Liderança de grande reconhecimento, recebeu diversos prêmios como o título de Doutora Honoris Causa da Universidade Federal do Tocantins e o Diploma Mulher-Cidadã Guilhermina Ribeira da Silva, da Assembleia Legislativa do Tocantins e o Diploma Bertha Lutz, do Senado Federal. Em 2005, listou dentre centenas de mulheres lideranças que concorreram ao Prêmio Nobel da Paz.
“Cantou, lutou, se empenhou e expandiu não só aqui no Tocantins, mas no Pará. A morte não é o fim. A luta da dona Raimunda foi de dar a vida da sustentabilidade a todos os companheiros, principalmente da agricultura familiar. Ela está presente em nossa memória, nos nossos ensinamentos, na contribuição que deixou para os quatro estados.
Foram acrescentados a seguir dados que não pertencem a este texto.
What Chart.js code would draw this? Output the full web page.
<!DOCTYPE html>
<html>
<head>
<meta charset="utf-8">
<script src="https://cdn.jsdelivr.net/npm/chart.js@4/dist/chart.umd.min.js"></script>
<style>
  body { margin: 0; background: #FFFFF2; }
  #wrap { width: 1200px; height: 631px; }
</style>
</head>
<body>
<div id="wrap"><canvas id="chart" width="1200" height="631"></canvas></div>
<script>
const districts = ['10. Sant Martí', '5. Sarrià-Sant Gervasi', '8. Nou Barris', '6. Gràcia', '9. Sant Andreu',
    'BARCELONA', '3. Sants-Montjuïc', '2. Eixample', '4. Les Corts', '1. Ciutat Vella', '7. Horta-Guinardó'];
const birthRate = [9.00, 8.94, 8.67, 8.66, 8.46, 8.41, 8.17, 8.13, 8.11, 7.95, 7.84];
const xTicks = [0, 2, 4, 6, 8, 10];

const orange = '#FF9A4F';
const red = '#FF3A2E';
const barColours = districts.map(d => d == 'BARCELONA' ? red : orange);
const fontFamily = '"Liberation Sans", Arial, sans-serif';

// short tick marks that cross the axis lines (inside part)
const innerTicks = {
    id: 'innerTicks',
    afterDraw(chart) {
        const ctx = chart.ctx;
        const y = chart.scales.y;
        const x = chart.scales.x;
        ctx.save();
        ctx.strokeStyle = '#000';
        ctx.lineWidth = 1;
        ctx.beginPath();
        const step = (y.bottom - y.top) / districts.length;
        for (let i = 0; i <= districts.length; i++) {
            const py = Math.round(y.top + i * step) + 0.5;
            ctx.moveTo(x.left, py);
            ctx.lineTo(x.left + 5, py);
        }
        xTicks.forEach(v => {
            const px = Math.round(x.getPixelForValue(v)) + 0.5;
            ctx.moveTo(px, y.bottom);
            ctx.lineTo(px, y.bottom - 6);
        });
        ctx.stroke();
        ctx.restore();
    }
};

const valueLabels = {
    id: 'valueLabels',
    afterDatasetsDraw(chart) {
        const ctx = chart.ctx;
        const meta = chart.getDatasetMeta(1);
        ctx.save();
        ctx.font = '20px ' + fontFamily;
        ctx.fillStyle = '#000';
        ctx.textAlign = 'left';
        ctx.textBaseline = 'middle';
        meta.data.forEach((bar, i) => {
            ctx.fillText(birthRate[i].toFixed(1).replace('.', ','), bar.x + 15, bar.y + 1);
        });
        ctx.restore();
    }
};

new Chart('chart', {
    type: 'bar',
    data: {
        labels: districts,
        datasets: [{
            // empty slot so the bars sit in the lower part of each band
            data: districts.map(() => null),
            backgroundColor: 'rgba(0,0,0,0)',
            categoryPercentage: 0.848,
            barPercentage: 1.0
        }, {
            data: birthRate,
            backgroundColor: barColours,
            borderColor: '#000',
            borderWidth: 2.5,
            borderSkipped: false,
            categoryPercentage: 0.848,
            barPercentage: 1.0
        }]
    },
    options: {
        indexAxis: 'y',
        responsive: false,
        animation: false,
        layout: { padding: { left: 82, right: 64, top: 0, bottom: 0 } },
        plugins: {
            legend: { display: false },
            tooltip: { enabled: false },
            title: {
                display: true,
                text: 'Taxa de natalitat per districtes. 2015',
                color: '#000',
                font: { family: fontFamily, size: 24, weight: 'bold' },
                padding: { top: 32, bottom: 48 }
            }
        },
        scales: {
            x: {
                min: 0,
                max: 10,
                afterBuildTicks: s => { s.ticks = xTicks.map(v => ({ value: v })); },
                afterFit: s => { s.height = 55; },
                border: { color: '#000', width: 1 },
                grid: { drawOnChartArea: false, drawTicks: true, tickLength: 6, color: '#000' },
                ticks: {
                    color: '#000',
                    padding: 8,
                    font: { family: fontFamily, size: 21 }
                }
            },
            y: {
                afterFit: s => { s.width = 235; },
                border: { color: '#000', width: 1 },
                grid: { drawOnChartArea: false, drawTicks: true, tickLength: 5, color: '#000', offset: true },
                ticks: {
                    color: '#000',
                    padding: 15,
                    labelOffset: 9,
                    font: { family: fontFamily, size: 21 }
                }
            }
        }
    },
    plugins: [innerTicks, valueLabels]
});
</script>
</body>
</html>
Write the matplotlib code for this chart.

O Pará recebeu todo apoio da dona Raimunda, quando trabalhava com os seringueiros e as quebradeiras de coco. E por isso não podíamos deixar de contribuir junto a nossas companheiras do Tocantins. A luta tem que continuar. Hoje nós estamos usufruindo daquilo que muitas vezes ela não pode usufruir. A gente planta para aqueles que vem depois de nós.”, homenageia Dona Cledeneuza, da regional Pará.
Durante a feira, Dona Raimunda recebeu um texto de homenagem escrito pelos parceiros da APA-TO: “uma semeadora de sonhos, que teve farta colheita ao longo da vida. Raimunda, mulher-semente que germina no coração de cada um que foi alcançado por sua luta, que cresce e se fortalece em cada momento de união, como esse, em que nos reunimos para celebrar a vida e a luta de Raimunda Gomes da Silva. Em 07 de novembro de 2018, ela partiu, no conforto de seu lar, como sempre desejou. Partiu deixando um bocado de sua valentia para cada um e cada uma que se indignar com a desigualdade, que buscar viver uma vida digna. Partiu, deixando como legado as conquistas para os trabalhadores do Bico do Papagaio. No Dia Estadual das Quebradeiras de Coco Babaçu, celebramos a caminhada de Raimunda e nos fortalecemos para continuar trilhando esse caminho.”
Para ler o texto completo acesse aqui.
16 ª Mostra Internacional do Cinema Negro – 2020
O filme sobre a dona Raimunda será apresentado na 16 ª Mostra Internacional do Cinema Negro – 2020, no formato digital, na plataforma do Museu da Imagem do Som de São Paulo – MIS SP. O evento começa na próxima terça-feira, 10, e tem duração até 14 de novembro. Além do festival, terá uma roda de conversa com os participantes sobre a temática.